Picture: Andy Woodruff
Picture: Andy Woodruff

For most of the UK, if we're standing on the coast we know what land mass we'd next encounter if we swam out in a straight line.

It's probably going to be somewhere like France, or Ireland, or the US, or Norway, or the Isles of Wight or Man or Skye or Orkney or Shetland.

Due to the curvature of the earth, and the fact that coastlines are jagged and full of inlets and outcrops facing different directions, the place you'd actually end up would probably surprise you, as these beautiful maps show.

Andy Woodruff is a cartographer at Axis Maps - a small company that designs and builds custom web maps - and he is a board member of the North American Cartographic Information Society (NACIS).

Andy has created a series of maps which reveal the continent that you are actually looking at from any given coastline - with each coloured line showing the real direction you're facing:

Previous maps have tried to do this - from which Andy drew inspiration - but crucially they don’t take into account the curvature of the earth and the fact that coastlines are crooked.

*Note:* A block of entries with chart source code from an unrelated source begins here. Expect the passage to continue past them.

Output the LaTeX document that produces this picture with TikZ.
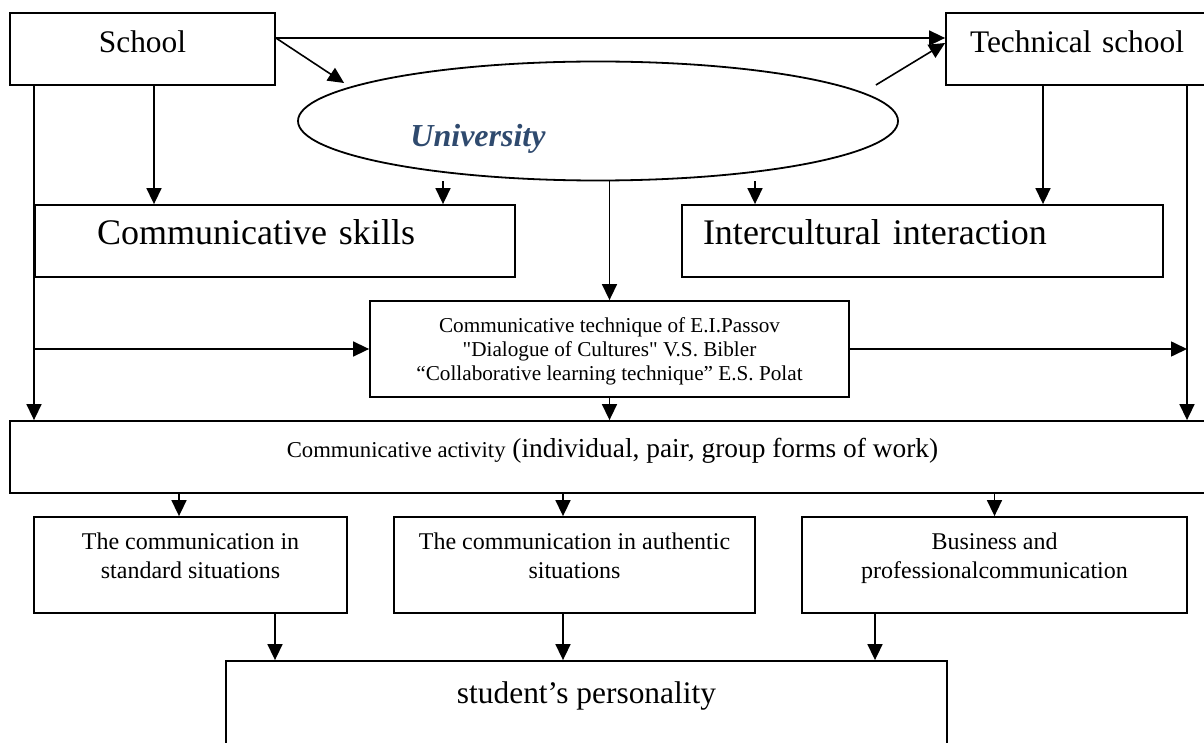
\documentclass[tikz,border=0pt]{standalone}
\usepackage{fontspec}
\setmainfont[Ligatures=TeXOff]{Liberation Serif}
\usetikzlibrary{arrows.meta,shapes.geometric}
\definecolor{unicolor}{RGB}{47,74,110}

\begin{document}
\begin{tikzpicture}[x=0.5pt, y=-0.5pt,
  box/.style={rectangle, draw, line width=0.9pt, inner sep=0pt},
  oval/.style={ellipse, draw, line width=0.9pt, inner sep=0pt},
  arr/.style={-{Triangle[length=8pt,width=7.5pt]}, line width=0.8pt},
  bigtext/.style={font=\fontsize{15.7}{19}\selectfont},
  hugetext/.style={font=\fontsize{18}{22}\selectfont},
  midtext/.style={font=\fontsize{12}{14.5}\selectfont},
  smalltext/.style={font=\fontsize{10.6}{12}\selectfont}]
\useasboundingbox (0,0) rectangle (1204,743);
\clip (0,0) rectangle (1204,743);

% top row
\node[box, bigtext, minimum width=132.5pt, minimum height=36pt, text height=11pt, text depth=7pt] (school) at (142.5,49) {School};
\node[box, bigtext, align=left, text width=110.5pt, inner xsep=12pt, minimum height=36pt, text height=11pt, text depth=7pt] (tech) at (1080.5,49) {Technical school};
\node[oval, minimum width=300pt, minimum height=59.5pt] (univ) at (598,121) {};
\node[font=\fontsize{16}{19}\selectfont\bfseries\itshape, text=unicolor, inner sep=0pt] (unilabel) at (478,139) {University};

% second row
\node[box, hugetext, align=left, text width=178pt, inner xsep=31pt, minimum height=36pt, text height=12.5pt, text depth=8.5pt] (skills) at (275,241) {Communicative skills};
\node[box, hugetext, align=left, text width=219.5pt, inner xsep=10.5pt, minimum height=36pt, text height=12.5pt, text depth=8.5pt] (inter) at (922.5,241) {Intercultural interaction};

% techniques and activity
\node[box, smalltext, align=center, minimum width=239.5pt, minimum height=48pt, text height=32pt, text depth=1pt] (method) at (609.5,349) {Communicative technique of E.I.Passov\\"Dialogue of Cultures" V.S. Bibler\\“Collaborative learning technique” E.S. Polat};
\node[box, font=\fontsize{13.7}{16}\selectfont, minimum width=602.5pt, minimum height=36pt, text height=6pt, text depth=6pt] (activity) at (612.5,457) {{\fontsize{11.35}{14}\selectfont Communicative activity} (individual, pair, group forms of work)};

% forms of communication
\node[box, midtext, align=center, minimum width=156.5pt, minimum height=48pt, text height=14pt, text depth=1pt] (comm1) at (190.5,565) {The communication in\\standard situations};
\node[box, midtext, align=center, minimum width=180.5pt, minimum height=48pt, text height=14pt, text depth=1pt] (comm2) at (574.5,565) {The communication in authentic\\situations};
\node[box, midtext, align=center, minimum width=192.5pt, minimum height=48pt, text height=14pt, text depth=1pt] (comm3) at (994.5,565) {Business and\\professionalcommunication};
\node[box, bigtext, minimum width=360.5pt, minimum height=69.5pt, text height=11pt, text depth=38.5pt] (student) at (586.5,730.5) {student’s personality};

% columns of the vertical connectors
\coordinate (lx) at (34,0);
\coordinate (sx) at (154,0);
\coordinate (k1) at (443,0);
\coordinate (k2) at (755,0);
\coordinate (tx) at (1043,0);
\coordinate (rx) at (1187,0);
\coordinate (a1) at (179,0);
\coordinate (a2) at (563,0);
\coordinate (b1) at (275,0);
\coordinate (b3) at (875,0);

\draw[arr] ([shift={(0,-11)}]school.east) -- ([shift={(0,-11)}]tech.west);
\draw[arr] ([shift={(0,-11)}]school.east) -- ([shift={(47,-38)}]univ.west);
\draw[arr] ([shift={(-23,-36)}]univ.east) -- ([shift={(0,-6)}]tech.west);

\draw[arr] (school.south -| lx) -- (activity.north -| lx);
\draw[arr] (school.south -| sx) -- (skills.north -| sx);
\draw[arr] (univ.south -| k1) -- (skills.north -| k1);
\draw[arr] (univ.south -| k2) -- (inter.north -| k2);
\draw[arr] (univ.south -| method.north) -- (method.north);
\draw[arr] (tech.south -| tx) -- (inter.north -| tx);
\draw[arr] (tech.south -| rx) -- (activity.north -| rx);
\draw[arr] (method.west -| lx) -- (method.west);
\draw[arr] (method.east) -- (method.east -| rx);
\draw[arr] (method.south) -- (activity.north -| method.south);

\draw[arr] (activity.south -| a1) -- (comm1.north -| a1);
\draw[arr] (activity.south -| a2) -- (comm2.north -| a2);
\draw[arr] (activity.south -| comm3.north) -- (comm3.north);
\draw[arr] (comm1.south -| b1) -- (student.north -| b1);
\draw[arr] (comm2.south -| a2) -- (student.north -| a2);
\draw[arr] (comm3.south -| b3) -- (student.north -| b3);
\end{tikzpicture}
\end{document}
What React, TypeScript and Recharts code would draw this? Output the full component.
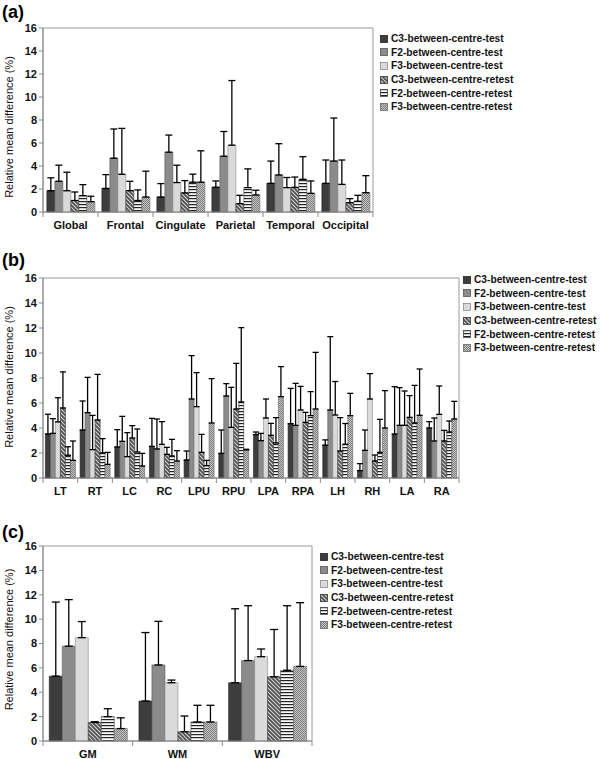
import { BarChart, Bar, XAxis, YAxis, ErrorBar, ReferenceArea, Label } from 'recharts';

const seriesKeys = ['c3t', 'f2t', 'f3t', 'c3r', 'f2r', 'f3r'];
const seriesNames = [
  'C3-between-centre-test',
  'F2-between-centre-test',
  'F3-between-centre-test',
  'C3-between-centre-retest',
  'F2-between-centre-retest',
  'F3-between-centre-retest',
];
const yTicks = [0, 2, 4, 6, 8, 10, 12, 14, 16];

// ===== (a) lobes =====
const lobeCats = ['Global', 'Frontal', 'Cingulate', 'Parietal', 'Temporal', 'Occipital'];
const lobeC3Test = [1.85, 2.05, 1.3, 2.15, 2.49, 2.49];
const lobeC3TestSd = [1.12, 1.2, 1.17, 0.55, 1.94, 2.03];
const lobeF2Test = [2.67, 4.68, 5.2, 4.85, 3.22, 4.43];
const lobeF2TestSd = [1.4, 2.54, 1.49, 2.15, 2.72, 3.74];
const lobeF3Test = [1.85, 3.28, 2.56, 5.81, 2.12, 2.4];
const lobeF3TestSd = [1.61, 3.99, 1.51, 5.62, 0.88, 2.12];
const lobeC3Retest = [1.0, 1.86, 1.66, 0.73, 2.14, 0.81];
const lobeC3RetestSd = [0.74, 0.81, 1.07, 0.72, 0.9, 0.35];
const lobeF2Retest = [1.42, 1.0, 2.59, 2.12, 2.84, 0.93];
const lobeF2RetestSd = [0.96, 0.92, 0.7, 1.63, 1.97, 0.52];
const lobeF3Retest = [0.9, 1.3, 2.59, 1.48, 1.62, 1.68];
const lobeF3RetestSd = [0.47, 2.25, 2.73, 0.41, 1.08, 1.48];

// ===== (b) regions =====
const regionCats = ['LT', 'RT', 'LC', 'RC', 'LPU', 'RPU', 'LPA', 'RPA', 'LH', 'RH', 'LA', 'RA'];
const regionC3Test = [3.52, 3.84, 2.48, 2.53, 1.44, 1.97, 3.47, 4.35, 2.63, 0.59, 3.52, 4.0];
const regionC3TestSd = [1.58, 2.32, 1.39, 2.24, 0.72, 1.87, 0.21, 2.82, 0.42, 0.56, 3.79, 0.51];
const regionF2Test = [3.57, 5.23, 2.93, 2.32, 6.32, 6.56, 2.99, 4.21, 5.44, 2.21, 4.21, 2.96];
const regionF2TestSd = [1.18, 2.82, 2.0, 2.4, 3.47, 0.99, 0.58, 3.36, 5.87, 1.63, 3.02, 1.84];
const regionF3Test = [4.49, 2.27, 1.71, 2.69, 5.71, 4.05, 4.8, 5.44, 5.04, 6.32, 4.21, 5.09];
const regionF3TestSd = [1.93, 2.74, 1.92, 1.82, 2.72, 3.2, 1.52, 1.89, 2.68, 2.03, 2.75, 2.27];
const regionC3Retest = [5.6, 4.64, 3.2, 1.89, 2.05, 5.52, 3.41, 4.45, 2.16, 1.36, 4.85, 2.96];
const regionC3RetestSd = [2.89, 3.65, 0.99, 0.56, 1.44, 3.65, 0.96, 0.8, 2.67, 0.48, 1.74, 0.85];
const regionF2Retest = [1.82, 2.0, 2.08, 1.76, 0.99, 6.08, 2.8, 4.99, 2.7, 2.05, 4.4, 3.68];
const regionF2RetestSd = [0.68, 1.15, 1.84, 1.33, 0.42, 5.95, 2.03, 1.92, 1.66, 2.64, 3.01, 0.88];
const regionF3Retest = [1.41, 1.09, 0.96, 1.36, 4.4, 2.25, 6.51, 5.52, 4.99, 4.0, 5.01, 4.72];
const regionF3RetestSd = [1.55, 0.96, 1.01, 0.83, 3.55, 0.05, 2.4, 4.53, 1.78, 2.99, 3.71, 1.41];

// ===== (c) tissue =====
const tissueCats = ['GM', 'WM', 'WBV'];
const tissueC3Test = [5.32, 3.28, 4.78];
const tissueC3TestSd = [6.08, 5.62, 6.07];
const tissueF2Test = [7.78, 6.24, 6.6];
const tissueF2TestSd = [3.82, 3.58, 4.5];
const tissueF3Test = [8.48, 4.78, 6.92];
const tissueF3TestSd = [1.32, 0.22, 0.63];
const tissueC3Retest = [1.52, 0.76, 5.27];
const tissueC3RetestSd = [0.06, 1.29, 3.88];
const tissueF2Retest = [2.0, 1.56, 5.8];
const tissueF2RetestSd = [0.65, 1.37, 5.3];
const tissueF3Retest = [1.02, 1.56, 6.12];
const tissueF3RetestSd = [0.88, 1.37, 5.23];

const seriesFill = ['#3d3d3d', '#8b8b8b', '#dadada', 'url(#pHatch)', 'url(#pStripe)', 'url(#pDots)'];
const seriesStroke = ['#222', '#555', '#8a8a8a', '#333', '#444', '#666'];

const FONT = '"Liberation Sans", Arial, sans-serif';

function buildRows(cats: string[], means: number[][], sds: number[][]) {
  return cats.map((cat, i) => {
    const row: any = { cat };
    seriesKeys.forEach((k, s) => {
      row[k] = means[s][i];
      row[k + 'Err'] = [0, sds[s][i]];
    });
    return row;
  });
}

const lobeRows = buildRows(
  lobeCats,
  [lobeC3Test, lobeF2Test, lobeF3Test, lobeC3Retest, lobeF2Retest, lobeF3Retest],
  [lobeC3TestSd, lobeF2TestSd, lobeF3TestSd, lobeC3RetestSd, lobeF2RetestSd, lobeF3RetestSd],
);
const regionRows = buildRows(
  regionCats,
  [regionC3Test, regionF2Test, regionF3Test, regionC3Retest, regionF2Retest, regionF3Retest],
  [regionC3TestSd, regionF2TestSd, regionF3TestSd, regionC3RetestSd, regionF2RetestSd, regionF3RetestSd],
);
const tissueRows = buildRows(
  tissueCats,
  [tissueC3Test, tissueF2Test, tissueF3Test, tissueC3Retest, tissueF2Retest, tissueF3Retest],
  [tissueC3TestSd, tissueF2TestSd, tissueF3TestSd, tissueC3RetestSd, tissueF2RetestSd, tissueF3RetestSd],
);

// category label + small separator ticks at band edges
const CatTick = (props: any) => {
  const { x, y, payload, index, count, half } = props;
  const off = payload && payload.offset ? payload.offset : half;
  return (
    <g>
      <line x1={x - off} x2={x - off} y1={y} y2={y + 5} stroke="#8a8a8a" />
      {index === count - 1 ? <line x1={x + off} x2={x + off} y1={y} y2={y + 5} stroke="#8a8a8a" /> : null}
      <text x={x} y={y + 16.5} textAnchor="middle" fontSize={11} fontWeight="bold" fill="#111" fontFamily={FONT}>
        {payload.value}
      </text>
    </g>
  );
};

const YTitle = (props: any) => {
  const vb = props.viewBox || { x: 8, y: 0, height: 0 };
  const cx = 9;
  const cy = vb.y + vb.height / 2 + (props.shift || 0);
  return (
    <text
      x={cx}
      y={cy}
      transform={`rotate(-90 ${cx} ${cy})`}
      textAnchor="middle"
      dominantBaseline="central"
      fontSize={11}
      fill="#111"
      fontFamily={FONT}
    >
      Relative mean difference (%)
    </text>
  );
};

const LegendBox = ({ left, top }: { left: number; top: number }) => (
  <div style={{ position: 'absolute', left, top, fontFamily: FONT }}>
    {seriesNames.map((n, i) => (
      <div key={n} style={{ height: 13.6, display: 'flex', alignItems: 'center', whiteSpace: 'nowrap' }}>
        <svg width={8} height={8} style={{ marginRight: 3 }}>
          <rect x={0.5} y={0.5} width={7} height={7} fill={seriesFill[i]} stroke={seriesStroke[i]} strokeWidth={0.8} />
        </svg>
        <span style={{ fontSize: 10.2, fontWeight: 'bold', color: '#111' }}>{n}</span>
      </div>
    ))}
  </div>
);

type PanelProps = {
  tag: string;
  rows: any[];
  top: number;
  height: number;
  plotTop: number;
  plotBottom: number;
  plotRight: number;
  capW: number;
  legendLeft: number;
  legendTop: number;
  tagTop: number;
  titleShift: number;
};

const Panel = (p: PanelProps) => {
  const xAxisH = p.top + p.height - p.plotBottom - 2;
  const half = (p.plotRight - 43) / p.rows.length / 2;
  return (
    <>
      <div style={{ position: 'absolute', left: 2, top: p.tagTop, fontFamily: FONT, fontWeight: 'bold', fontSize: 18, lineHeight: '18px' }}>
        {p.tag}
      </div>
      <div style={{ position: 'absolute', left: 0, top: p.top }}>
        <BarChart
          width={600}
          height={p.height}
          data={p.rows}
          barCategoryGap="7%"
          barGap={0}
          margin={{ top: p.plotTop - p.top, right: 600 - p.plotRight, bottom: 2, left: 8 }}
        >
          <XAxis
            dataKey="cat"
            interval={0}
            height={xAxisH}
            tickLine={false}
            tickSize={0}
            tickMargin={0}
            axisLine={{ stroke: '#8a8a8a' }}
            tick={<CatTick count={p.rows.length} half={half} />}
          />
          <YAxis
            domain={[0, 16]}
            ticks={yTicks}
            interval={0}
            width={35}
            tickSize={4}
            tickMargin={2}
            axisLine={{ stroke: '#8a8a8a' }}
            tickLine={{ stroke: '#8a8a8a' }}
            tick={{ fontSize: 11, fontWeight: 'bold', fill: '#111', fontFamily: FONT }}
          >
            <Label content={<YTitle shift={p.titleShift} />} />
          </YAxis>
          <ReferenceArea y1={0} y2={16} fill="none" fillOpacity={0} stroke="#9a9a9a" strokeWidth={1} />
          {seriesKeys.map((k, i) => (
            <Bar
              key={k}
              dataKey={k}
              name={seriesNames[i]}
              fill={seriesFill[i]}
              stroke={seriesStroke[i]}
              strokeWidth={0.6}
              isAnimationActive={false}
            >
              <ErrorBar dataKey={k + 'Err'} direction="y" width={p.capW} stroke="#000" strokeWidth={1.3} isAnimationActive={false} />
            </Bar>
          ))}
        </BarChart>
      </div>
      <LegendBox left={p.legendLeft} top={p.legendTop} />
    </>
  );
};

export default function App() {
  return (
    <div style={{ position: 'absolute', left: 0, top: 0, width: 600, height: 759, background: '#fff', overflow: 'hidden' }}>
      <svg width={0} height={0} style={{ position: 'absolute' }}>
        <defs>
          <pattern id="pHatch" patternUnits="userSpaceOnUse" width={4} height={4}>
            <rect width={4} height={4} fill="#505050" />
            <path d="M-1,-1 L5,5 M-1,3 L1,5 M3,-1 L5,1" stroke="#d4d4d4" strokeWidth={1.1} />
          </pattern>
          <pattern id="pStripe" patternUnits="userSpaceOnUse" width={3} height={3}>
            <rect width={3} height={3} fill="#fafafa" />
            <rect width={3} height={1.2} fill="#222" />
          </pattern>
          <pattern id="pDots" patternUnits="userSpaceOnUse" width={2} height={2}>
            <rect width={2} height={2} fill="#c6c6c6" />
            <rect width={1} height={1} fill="#7c7c7c" />
            <rect x={1} y={1} width={1} height={1} fill="#7c7c7c" />
          </pattern>
        </defs>
      </svg>
      <Panel
        tag="(a)"
        rows={lobeRows}
        top={0}
        height={240}
        plotTop={28}
        plotBottom={212}
        plotRight={373}
        capW={3.5}
        legendLeft={380}
        legendTop={32}
        tagTop={3}
        titleShift={7}
      />
      <Panel
        tag="(b)"
        rows={regionRows}
        top={240}
        height={260}
        plotTop={278}
        plotBottom={478}
        plotRight={459}
        capW={3}
        legendLeft={463}
        legendTop={273}
        tagTop={251}
        titleShift={-1}
      />
      <Panel
        tag="(c)"
        rows={tissueRows}
        top={500}
        height={259}
        plotTop={546}
        plotBottom={741}
        plotRight={312}
        capW={4}
        legendLeft={320}
        legendTop={550}
        tagTop={523}
        titleShift={-4}
      />
    </div>
  );
}
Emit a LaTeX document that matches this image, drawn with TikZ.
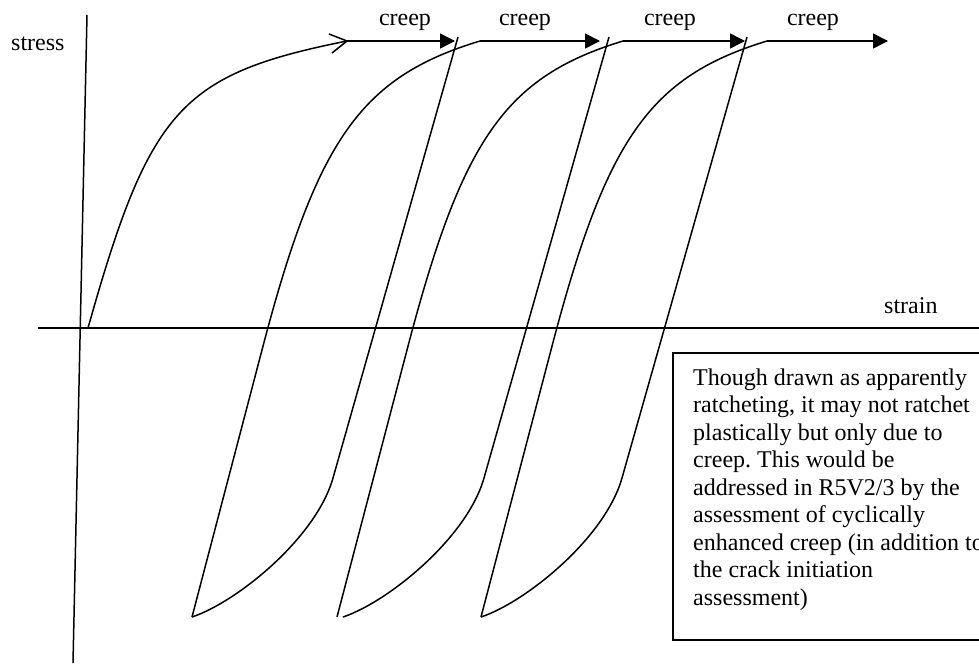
\documentclass[tikz,border=0pt]{standalone}
\usepackage{fontspec}
\setmainfont{Liberation Serif}
\usetikzlibrary{arrows.meta}
\tikzset{
  curve/.style={line width=1.5pt, line join=round},
  axis/.style={line width=1.5pt},
  creeparrow/.style={line width=1.5pt, -{Triangle[length=15pt,width=15pt]}},
  lbl/.style={inner sep=0pt, anchor=base west, font=\fontsize{24}{27.5}\selectfont},
  boxtext/.style={inner sep=0pt, anchor=north west, align=left, font=\fontsize{24}{27.5}\selectfont}
}
\begin{document}
\frenchspacing
\begin{tikzpicture}[x=1pt,y=-1pt]
\clip (0,0) rectangle (979,664);
\fill[white] (0,0) rectangle (979,664);
% axes
\draw[axis] (87,15) -- (73,663);
\draw[axis] (38,328) -- (985,328);
\node[lbl] (stress) at (11,50) {stress};
\node[lbl] (strain) at (884,313) {strain};
% initial loading
\draw[curve] (88,328) .. controls (149.6,108.9) and (180.7,74.3) .. (347,41);
\draw[curve] (329,34) -- (347,41) -- (332,53);
% creep arrows
\draw[creeparrow] (347,41) -- (455,41);
\draw[creeparrow] (480,41) -- (600,41);
\draw[creeparrow] (623,41) -- (745,41);
\draw[creeparrow] (767,41) -- (888,41);
\node[lbl, anchor=base] (c1) at (405,25) {creep};
\node[lbl, anchor=base] (c2) at (525,25) {creep};
\node[lbl, anchor=base] (c3) at (670,25) {creep};
\node[lbl, anchor=base] (c4) at (813,25) {creep};
% unloading branches
\draw[curve] (458,37) -- (333,478) .. controls (316,538) and (237,602) .. (192,617);
\draw[curve] (609,37) -- (484,478) .. controls (467,538) and (388,602) .. (343,617);
\draw[curve] (747,37) -- (622,478) .. controls (605,538) and (526,602) .. (481,617);
% reloading branches
\draw[curve] (192,617) -- (262,350) .. controls (317,139) and (361,77) .. (480,41);
\draw[curve] (337,617) -- (407,350) .. controls (462,139) and (505,77) .. (623,41);
\draw[curve] (481,617) -- (551,350) .. controls (606,139) and (649,77) .. (767,41);
% note box
\draw[axis] (673,353) rectangle (1000,640);
\node[boxtext] (note) at (693,365.75) {\strut Though drawn as apparently\\
ratcheting, it may not ratchet\\
plastically but only due to\\
creep. This would be\\
addressed in R5V2/3 by the\\
assessment of cyclically\\
enhanced creep (in addition to\\
the crack initiation\\
assessment)};
\end{tikzpicture}
\end{document}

For example, on the east coast of the US most people would assume they're looking out at Europe - but you could actually be looking at Africa, South America or Asia, depending on where you stand.

In fact, Andy worked out that from the number one beach in his life, 30th Street in Ocean City, New Jersey, he would be facing Brazil.

Andy told indy100:

The most surprising results to me are probably the lines between North America and Australia. I had no idea that was possible.

The busiest coastline is probably the Atlantic side of South America, which from various points can "see" every other continent.

As for the longest line, in my data it's probably one of those from North America to Australia.

Andy tells us that supposedly the longest straight line in the world in which you can sail is from Pakistan to Siberia, around the cape of good hope and the bottom of South America, then across the pacific.

But how does Andy make the maps?

The 'how' of these maps is a little messy, but in short I wrote some javascript code, specifically the D3 library, to make measurements and draw lines from a lot of coastline points, then finished up design work in Illustrator. It wasn't very efficient but it's what I know!

Andy says he's not sure what he has planned for is next project:

The fun ideas just kind of come up randomly.

His advice to budding cartographers is to "keep thinking geographically and to learn from examples of good maps you see, both in terms of design and technology."

If you do, who knows? Maybe one day you can make maps as gorgeously well-presented as his.